Toujours actif, il est occupé à construire un village en Sardaigne. Un autre encore, car deux ont déjà été construits, le troisième est en cours de construction et pour le quatrième - sur lequel il travaille actuellement - il couvre de son crayon des pages d'albums et des feuilles de papier avec des croquis et des dessins au style inimitable. Ce sont des constructions qui laissent leur empreinte et qui ont reçu des prix et des récompenses en Sardaigne. Lorsqu'il y est arrivé il y a des années, l'île lui a immédiatement parlé par sa beauté extraordinaire. La mer était celle d'Homère, la terre semblait avoir été récemment foulée par les premiers peuples méditerranéens, les mystérieux bâtisseurs des temples de Malte et des nuraghi.

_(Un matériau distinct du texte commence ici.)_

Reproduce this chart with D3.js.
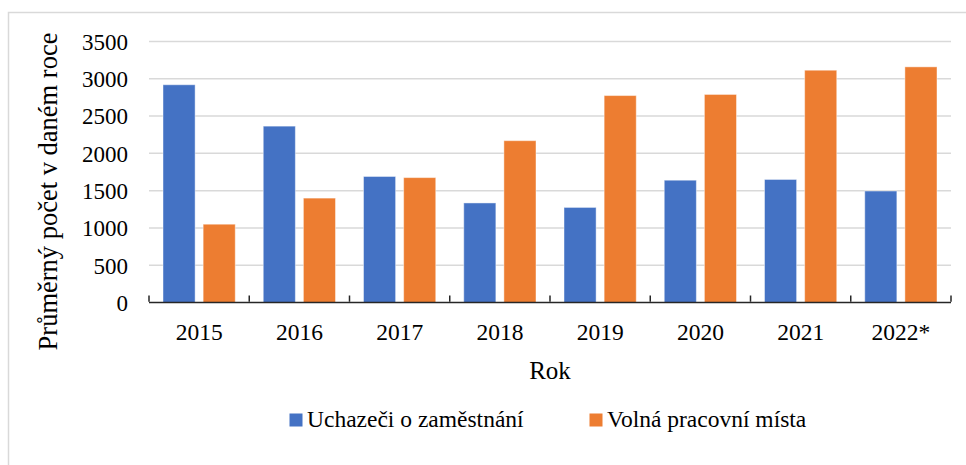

De ces endroits naissent des rêves, auxquels Vito Sonzogni a donné une forme concrète avec un matériau qui a presque la force de ces rêves. Il s'agit du splendide granit de Sardaigne, qui n'a pas été avili par l'utilisation de machines, mais qui a été extrait des carrières et travaillé à la main, en se "fendant", comme pour préserver l'empreinte la plus intime de la nature telle qu'elle a émergé de la beauté de la Création. Mais il n'aurait pas été possible d'utiliser cette pierre aux teintes rosées sans une main d'œuvre au savoir ancestral qui est celui des carriers sardes. C'est précisément en observant les grandes dalles de granit ressemblant à des monolithes, en entendant et en voyant ces carriers au travail que Sonzogni a continué à composer les villages, presque bloc par bloc, habilement placés entre la mer et la nature, où la simplicité de l'habitation méditerranéenne s'allie aux échos de civilisations lointaines. Il n'y a pas de barrières : des maisons des villages, on passe directement au maquis méditerranéen et à ses parfums intenses. Et si vous les apercevez de loin en remontant les plages de velours, ce n'est pas à cause de l'attrait de cette architecture admirablement dosée dans l'environnement qui enveloppe et absorbe tout, mais à cause d'une couleur inimitable et magnifique. Celui des bougainvilliers.

 


 

“Tout ce qui n'est pas légèrement déformé a quelque chose d'insensible. L'irrégularité est la marque de la beauté.”